Fit the glazing and hinges
Cut polycarbonate sheet to fit the lid frame using a fine-toothed saw or sharp knife and straight edge. Fix it to the lid frame using roofing screws with integral washers – these spread the load and allow the sheet to expand and contract thermally without cracking. Fit two hinges at the back of the lid to attach it to the back board of the box. The lid should open and rest at 90 degrees easily with no catches needed for normal ventilation.
Position and add a prop stick
Place the finished cold frame on its chosen site with the lid sloping toward the south. Cut a simple prop stick – a length of timber or bamboo 20-30cm long – to hold the lid open at different heights. A notched stick allows you to choose between a small ventilation gap and a fully open position without holding the lid manually each time.

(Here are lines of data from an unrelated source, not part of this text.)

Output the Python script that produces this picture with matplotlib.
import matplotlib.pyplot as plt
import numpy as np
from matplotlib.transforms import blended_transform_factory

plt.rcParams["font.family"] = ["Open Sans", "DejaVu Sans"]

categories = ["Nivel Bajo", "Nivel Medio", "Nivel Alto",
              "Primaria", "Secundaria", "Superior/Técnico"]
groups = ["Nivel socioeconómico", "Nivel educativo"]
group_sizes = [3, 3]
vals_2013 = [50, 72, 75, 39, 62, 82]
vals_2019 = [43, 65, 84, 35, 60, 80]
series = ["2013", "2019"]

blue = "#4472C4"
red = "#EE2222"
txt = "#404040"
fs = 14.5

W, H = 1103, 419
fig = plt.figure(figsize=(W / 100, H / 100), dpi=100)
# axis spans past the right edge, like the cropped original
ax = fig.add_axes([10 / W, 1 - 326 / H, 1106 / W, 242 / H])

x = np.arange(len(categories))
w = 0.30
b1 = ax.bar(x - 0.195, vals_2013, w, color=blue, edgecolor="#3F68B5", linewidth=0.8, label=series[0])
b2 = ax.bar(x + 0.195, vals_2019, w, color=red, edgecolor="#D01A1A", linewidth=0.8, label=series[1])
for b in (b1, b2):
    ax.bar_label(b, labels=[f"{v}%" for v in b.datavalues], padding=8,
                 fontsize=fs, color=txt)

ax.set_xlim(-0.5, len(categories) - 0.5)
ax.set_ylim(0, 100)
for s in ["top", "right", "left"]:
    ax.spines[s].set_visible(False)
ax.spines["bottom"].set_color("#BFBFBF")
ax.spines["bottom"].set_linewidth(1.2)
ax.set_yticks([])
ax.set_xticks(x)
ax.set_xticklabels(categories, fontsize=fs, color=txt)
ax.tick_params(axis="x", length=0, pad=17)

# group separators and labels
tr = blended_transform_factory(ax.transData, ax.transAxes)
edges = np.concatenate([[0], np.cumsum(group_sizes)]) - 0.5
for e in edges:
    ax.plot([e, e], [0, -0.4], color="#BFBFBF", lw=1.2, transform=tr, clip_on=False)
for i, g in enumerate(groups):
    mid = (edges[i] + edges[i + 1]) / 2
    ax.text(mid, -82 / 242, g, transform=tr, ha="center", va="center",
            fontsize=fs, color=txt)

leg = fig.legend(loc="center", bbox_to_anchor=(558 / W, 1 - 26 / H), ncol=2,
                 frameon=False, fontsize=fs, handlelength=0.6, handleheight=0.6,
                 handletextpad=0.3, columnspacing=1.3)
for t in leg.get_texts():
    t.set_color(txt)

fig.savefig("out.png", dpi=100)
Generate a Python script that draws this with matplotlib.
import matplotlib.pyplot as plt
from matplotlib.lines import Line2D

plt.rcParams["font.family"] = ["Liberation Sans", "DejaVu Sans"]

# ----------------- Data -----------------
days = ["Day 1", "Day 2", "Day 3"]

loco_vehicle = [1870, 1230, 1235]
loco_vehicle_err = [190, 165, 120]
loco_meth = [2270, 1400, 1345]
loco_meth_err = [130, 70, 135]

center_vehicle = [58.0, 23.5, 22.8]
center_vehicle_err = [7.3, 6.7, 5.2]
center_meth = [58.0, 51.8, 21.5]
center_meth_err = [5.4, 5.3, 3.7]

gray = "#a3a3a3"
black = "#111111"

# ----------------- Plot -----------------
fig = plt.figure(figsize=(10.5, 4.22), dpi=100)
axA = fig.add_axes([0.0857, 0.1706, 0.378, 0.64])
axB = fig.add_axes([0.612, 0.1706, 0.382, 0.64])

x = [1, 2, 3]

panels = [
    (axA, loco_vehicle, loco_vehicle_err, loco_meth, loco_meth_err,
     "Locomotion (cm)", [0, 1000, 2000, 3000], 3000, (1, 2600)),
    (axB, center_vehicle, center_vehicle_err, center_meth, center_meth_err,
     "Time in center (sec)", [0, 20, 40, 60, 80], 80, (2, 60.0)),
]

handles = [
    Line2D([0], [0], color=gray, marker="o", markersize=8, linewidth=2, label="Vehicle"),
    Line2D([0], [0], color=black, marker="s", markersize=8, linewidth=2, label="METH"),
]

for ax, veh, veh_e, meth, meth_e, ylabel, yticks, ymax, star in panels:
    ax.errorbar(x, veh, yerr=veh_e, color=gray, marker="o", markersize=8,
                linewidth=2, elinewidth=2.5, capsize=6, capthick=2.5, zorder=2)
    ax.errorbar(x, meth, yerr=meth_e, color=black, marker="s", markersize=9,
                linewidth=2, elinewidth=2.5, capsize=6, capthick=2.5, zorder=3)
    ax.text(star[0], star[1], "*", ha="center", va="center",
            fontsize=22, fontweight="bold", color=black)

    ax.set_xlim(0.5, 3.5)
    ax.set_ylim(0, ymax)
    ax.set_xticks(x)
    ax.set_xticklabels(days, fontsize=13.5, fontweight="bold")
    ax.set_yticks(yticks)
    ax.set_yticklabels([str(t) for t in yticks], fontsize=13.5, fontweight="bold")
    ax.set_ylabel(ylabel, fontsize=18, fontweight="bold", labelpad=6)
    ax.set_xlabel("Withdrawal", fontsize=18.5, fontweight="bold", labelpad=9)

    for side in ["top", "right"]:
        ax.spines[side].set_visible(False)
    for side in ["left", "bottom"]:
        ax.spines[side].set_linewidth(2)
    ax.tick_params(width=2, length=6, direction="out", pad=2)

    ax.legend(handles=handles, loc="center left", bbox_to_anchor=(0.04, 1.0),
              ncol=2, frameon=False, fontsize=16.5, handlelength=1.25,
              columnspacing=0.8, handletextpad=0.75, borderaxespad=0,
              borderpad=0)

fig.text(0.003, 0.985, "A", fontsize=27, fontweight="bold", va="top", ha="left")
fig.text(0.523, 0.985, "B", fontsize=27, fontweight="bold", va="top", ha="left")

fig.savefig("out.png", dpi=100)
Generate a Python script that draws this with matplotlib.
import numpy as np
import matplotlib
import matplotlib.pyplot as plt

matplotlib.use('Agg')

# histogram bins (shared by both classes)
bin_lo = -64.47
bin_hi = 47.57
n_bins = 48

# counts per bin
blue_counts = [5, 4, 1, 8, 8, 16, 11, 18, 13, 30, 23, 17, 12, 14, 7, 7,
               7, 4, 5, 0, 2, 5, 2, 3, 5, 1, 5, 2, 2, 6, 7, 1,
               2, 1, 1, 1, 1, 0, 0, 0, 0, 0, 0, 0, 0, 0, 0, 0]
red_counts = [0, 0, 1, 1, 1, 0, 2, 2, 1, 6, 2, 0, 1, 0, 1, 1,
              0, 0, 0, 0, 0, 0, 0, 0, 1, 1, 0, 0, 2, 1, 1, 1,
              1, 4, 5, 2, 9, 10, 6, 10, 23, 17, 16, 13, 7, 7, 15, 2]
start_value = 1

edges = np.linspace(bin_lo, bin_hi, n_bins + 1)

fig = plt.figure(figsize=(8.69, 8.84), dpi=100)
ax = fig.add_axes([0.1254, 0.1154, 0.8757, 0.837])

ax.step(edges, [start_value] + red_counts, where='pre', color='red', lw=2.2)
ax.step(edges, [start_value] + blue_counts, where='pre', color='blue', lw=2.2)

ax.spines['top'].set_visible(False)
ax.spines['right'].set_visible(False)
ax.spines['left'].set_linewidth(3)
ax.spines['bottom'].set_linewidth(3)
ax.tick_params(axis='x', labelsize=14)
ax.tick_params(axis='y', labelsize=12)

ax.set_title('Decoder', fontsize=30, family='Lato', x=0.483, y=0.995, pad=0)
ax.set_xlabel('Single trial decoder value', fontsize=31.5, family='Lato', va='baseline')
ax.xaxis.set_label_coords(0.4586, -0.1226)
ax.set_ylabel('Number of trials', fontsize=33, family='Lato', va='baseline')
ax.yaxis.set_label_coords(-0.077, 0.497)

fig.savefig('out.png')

Size the cold frame to match your glazing, not the other way around. If you have a recycled window available, measure it first and build the box to those dimensions. A free salvaged window can save £20-£30 on glazing costs and produces a better-insulated lid than polycarbonate. The box takes less than an hour to build – the glazing is the expensive part.
Glazing options compared
The choice of glazing material affects the weight, safety, insulation value and cost of the finished frame. Two materials dominate for DIY builds in the UK – salvaged glass and twin-wall polycarbonate – and they represent meaningfully different trade-offs. A third option, single-layer polycarbonate, is cheaper but provides significantly less insulation and is only worth considering for a structure used primarily in spring and autumn rather than through winter.

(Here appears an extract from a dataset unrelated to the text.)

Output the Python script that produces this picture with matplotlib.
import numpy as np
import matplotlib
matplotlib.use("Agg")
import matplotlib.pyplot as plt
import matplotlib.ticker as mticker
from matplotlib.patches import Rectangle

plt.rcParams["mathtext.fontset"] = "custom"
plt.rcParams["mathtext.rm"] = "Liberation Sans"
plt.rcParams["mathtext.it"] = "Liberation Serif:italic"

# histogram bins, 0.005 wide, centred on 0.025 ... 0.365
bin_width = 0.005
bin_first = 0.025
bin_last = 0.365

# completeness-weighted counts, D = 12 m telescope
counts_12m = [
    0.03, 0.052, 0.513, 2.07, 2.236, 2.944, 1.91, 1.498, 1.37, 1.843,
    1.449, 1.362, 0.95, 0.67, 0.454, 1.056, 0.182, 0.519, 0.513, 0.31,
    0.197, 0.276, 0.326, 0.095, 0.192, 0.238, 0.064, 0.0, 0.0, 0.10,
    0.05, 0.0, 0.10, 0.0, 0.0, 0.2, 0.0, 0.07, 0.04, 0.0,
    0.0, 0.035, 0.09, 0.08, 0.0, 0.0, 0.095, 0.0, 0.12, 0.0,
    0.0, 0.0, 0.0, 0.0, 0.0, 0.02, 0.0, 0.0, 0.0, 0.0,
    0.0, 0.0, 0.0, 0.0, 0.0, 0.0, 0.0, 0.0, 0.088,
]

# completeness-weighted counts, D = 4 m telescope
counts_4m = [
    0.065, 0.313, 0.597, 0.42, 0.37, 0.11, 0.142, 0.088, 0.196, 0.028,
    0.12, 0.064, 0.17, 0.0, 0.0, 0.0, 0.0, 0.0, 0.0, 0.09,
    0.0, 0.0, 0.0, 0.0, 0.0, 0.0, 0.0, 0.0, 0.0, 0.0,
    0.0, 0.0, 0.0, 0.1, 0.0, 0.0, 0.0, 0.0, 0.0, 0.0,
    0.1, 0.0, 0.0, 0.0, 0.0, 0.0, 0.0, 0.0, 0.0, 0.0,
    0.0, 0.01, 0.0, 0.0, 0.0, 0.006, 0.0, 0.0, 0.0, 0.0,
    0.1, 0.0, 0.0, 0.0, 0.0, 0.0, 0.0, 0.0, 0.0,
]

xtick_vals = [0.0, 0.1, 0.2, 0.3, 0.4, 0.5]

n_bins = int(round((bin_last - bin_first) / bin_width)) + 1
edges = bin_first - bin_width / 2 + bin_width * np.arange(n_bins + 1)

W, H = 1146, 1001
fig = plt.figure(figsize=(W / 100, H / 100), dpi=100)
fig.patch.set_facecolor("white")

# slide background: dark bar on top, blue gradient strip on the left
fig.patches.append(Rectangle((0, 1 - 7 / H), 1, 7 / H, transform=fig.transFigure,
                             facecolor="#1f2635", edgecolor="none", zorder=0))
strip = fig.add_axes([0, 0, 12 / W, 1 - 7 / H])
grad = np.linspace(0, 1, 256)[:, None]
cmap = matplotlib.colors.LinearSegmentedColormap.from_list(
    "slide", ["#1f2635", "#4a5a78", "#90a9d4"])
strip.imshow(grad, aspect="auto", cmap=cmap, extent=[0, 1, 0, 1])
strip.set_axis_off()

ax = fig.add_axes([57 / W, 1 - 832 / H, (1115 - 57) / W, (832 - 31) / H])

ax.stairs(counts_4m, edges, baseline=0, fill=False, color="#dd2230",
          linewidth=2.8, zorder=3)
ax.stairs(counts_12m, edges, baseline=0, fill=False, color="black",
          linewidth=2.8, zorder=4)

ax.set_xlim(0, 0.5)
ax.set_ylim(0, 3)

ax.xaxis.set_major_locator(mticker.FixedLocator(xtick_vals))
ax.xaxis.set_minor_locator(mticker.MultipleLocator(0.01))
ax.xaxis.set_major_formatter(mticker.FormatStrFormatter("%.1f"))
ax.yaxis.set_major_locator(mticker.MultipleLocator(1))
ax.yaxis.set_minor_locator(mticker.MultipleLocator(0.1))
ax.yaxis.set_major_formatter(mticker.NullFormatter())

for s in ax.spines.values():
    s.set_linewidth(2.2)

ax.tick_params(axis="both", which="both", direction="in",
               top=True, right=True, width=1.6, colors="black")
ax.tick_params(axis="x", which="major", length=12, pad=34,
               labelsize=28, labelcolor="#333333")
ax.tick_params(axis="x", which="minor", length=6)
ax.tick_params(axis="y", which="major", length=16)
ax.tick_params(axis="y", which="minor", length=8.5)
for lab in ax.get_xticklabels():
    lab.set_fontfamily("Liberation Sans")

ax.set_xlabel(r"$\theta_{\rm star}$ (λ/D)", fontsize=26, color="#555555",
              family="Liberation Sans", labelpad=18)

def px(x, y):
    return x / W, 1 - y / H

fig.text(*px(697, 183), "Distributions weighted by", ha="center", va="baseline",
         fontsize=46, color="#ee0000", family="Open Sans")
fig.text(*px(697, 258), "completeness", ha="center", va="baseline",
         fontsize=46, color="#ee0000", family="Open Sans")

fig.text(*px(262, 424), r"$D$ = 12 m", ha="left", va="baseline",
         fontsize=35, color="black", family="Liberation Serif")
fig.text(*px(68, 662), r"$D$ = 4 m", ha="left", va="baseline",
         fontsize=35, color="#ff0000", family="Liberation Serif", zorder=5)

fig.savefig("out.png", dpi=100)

How to use your cold frame
Ventilation is the single most important management task with a cold frame, and the one most often neglected. On sunny days from late February onward – even cold ones – temperatures inside a closed cold frame can climb rapidly to levels that scorch or kill seedlings. A cold frame on a clear February morning can reach 25-30C inside within an hour of sunrise. Open the lid partially or fully whenever the outside temperature is above 5C and the sun is out. The prop stick makes this a thirty-second job rather than a complicated decision.

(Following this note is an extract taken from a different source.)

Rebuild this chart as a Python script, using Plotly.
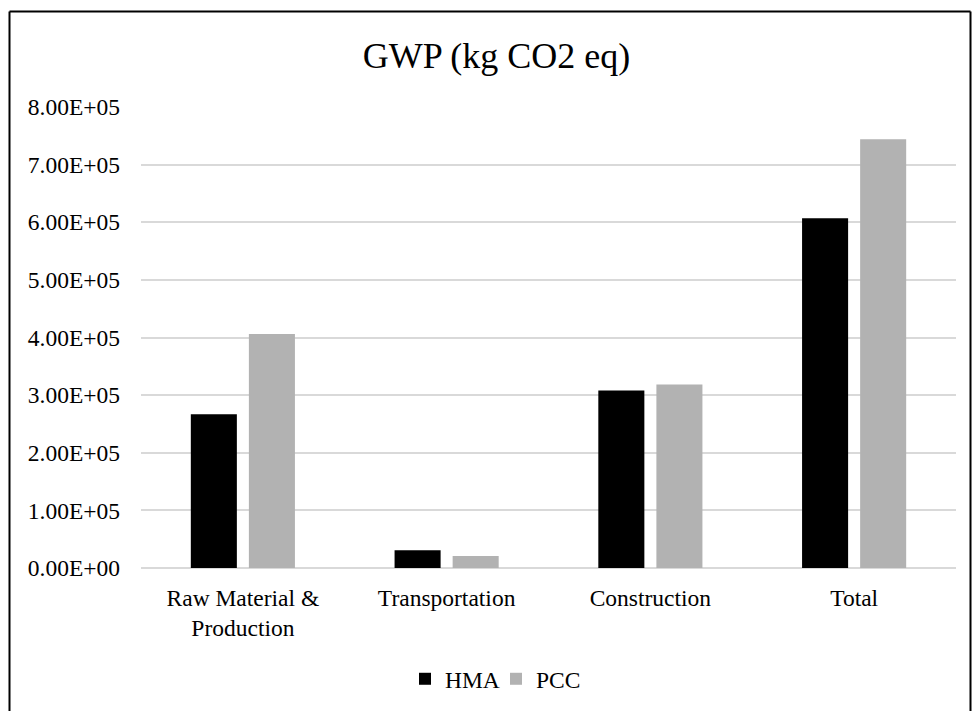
import plotly.graph_objects as go

categories = ["Raw Material &<br>Production", "Transportation", "Construction", "Total"]
hma_values = [2.67e5, 3.1e4, 3.08e5, 6.07e5]
pcc_values = [4.06e5, 2.1e4, 3.185e5, 7.44e5]
y_ticks = [0, 1e5, 2e5, 3e5, 4e5, 5e5, 6e5, 7e5, 8e5]
y_ticktext = [f"{v:.2E}" for v in y_ticks]

FONT = "Liberation Serif, Times New Roman, serif"
W, H = 972, 711
ML, MR, MT, MB = 141, 16, 107, 143
PW = W - ML - MR
PH = H - MT - MB

def px_x(px):
    return (px - ML) / PW

def px_y(py):
    return (H - MB - py) / PH

fig = go.Figure()
fig.add_trace(go.Bar(name="HMA", x=categories, y=hma_values, marker=dict(color="#000000", line=dict(width=0))))
fig.add_trace(go.Bar(name="PCC", x=categories, y=pcc_values, marker=dict(color="#b2b2b2", line=dict(width=0))))

fig.update_layout(
    width=W, height=H,
    margin=dict(l=ML, r=MR, t=MT, b=MB, autoexpand=False),
    paper_bgcolor="white", plot_bgcolor="white",
    barmode="group", bargap=0.43, bargroupgap=0.207,
    font=dict(family=FONT, size=23.5, color="#000000"),
    title=dict(text="GWP (kg CO2 eq)", font=dict(family=FONT, size=36, color="#000000"),
               x=496.5 / W, xanchor="center", xref="container",
               y=1 - 55 / H, yanchor="middle", yref="container"),
    showlegend=True,
    legend=dict(orientation="h", xref="container", yref="container",
                x=496 / W, xanchor="center", y=1 - 679 / H, yanchor="middle",
                font=dict(family=FONT, size=23.5, color="#000000"),
                itemwidth=30, entrywidth=46, tracegroupgap=0, bgcolor="rgba(0,0,0,0)"),
    xaxis=dict(showgrid=False, showline=False, ticks="", zeroline=False,
               ticklabelstandoff=13,
               tickfont=dict(family=FONT, size=23.5, color="#000000")),
    yaxis=dict(range=[0, 8e5], tickvals=y_ticks, ticktext=y_ticktext,
               showgrid=True, gridcolor="#d9d9d9", gridwidth=1.5,
               zeroline=True, zerolinecolor="#d9d9d9", zerolinewidth=1.5,
               showline=False, ticks="", ticklabelstandoff=20,
               tickfont=dict(family=FONT, size=23.5, color="#000000")),
)

# outer chart border (left, top, right)
fig.add_shape(type="line", xref="paper", yref="paper",
              x0=px_x(9.5), x1=px_x(9.5), y0=px_y(11.5), y1=px_y(720),
              line=dict(color="#000000", width=2))
fig.add_shape(type="line", xref="paper", yref="paper",
              x0=px_x(9.5), x1=px_x(970.5), y0=px_y(11.5), y1=px_y(11.5),
              line=dict(color="#000000", width=2))
fig.add_shape(type="line", xref="paper", yref="paper",
              x0=px_x(970.5), x1=px_x(970.5), y0=px_y(11.5), y1=px_y(720),
              line=dict(color="#000000", width=2))

fig.write_html("out.html")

For hardening off, the standard method is to move plants from indoor conditions into the cold frame for ten to fourteen days before planting out. Start with the lid closed for the first two to three days, then prop it open progressively during the day for the following week, then leave it open overnight in the final few days before planting. This gradual process prevents the leaf scorch and growth check that result from moving edible crops directly from a warm indoor environment to full outdoor exposure. The cold frame is equally useful for lavender and other tender perennial cuttings, giving them protection through their first winter before planting out the following spring. For growing early radishes, salad leaves and spring onions, a cold frame can have crops ready to harvest a full month earlier than unprotected outdoor sowings, which for keen growers makes the few hours of building time a very efficient investment. A well-positioned cold frame also serves as useful overflow during the main growing season – a place to hold young plants waiting for space to open up in the raised bed.
Never leave a cold frame closed on a sunny day, even in winter. Direct sun on a closed cold frame can raise internal temperatures above 30C within an hour regardless of the outdoor temperature. This kills seedlings, forces tender plants out of dormancy prematurely, and scorches leaves irreparably. Check the frame every clear morning and prop the lid open before leaving for the day.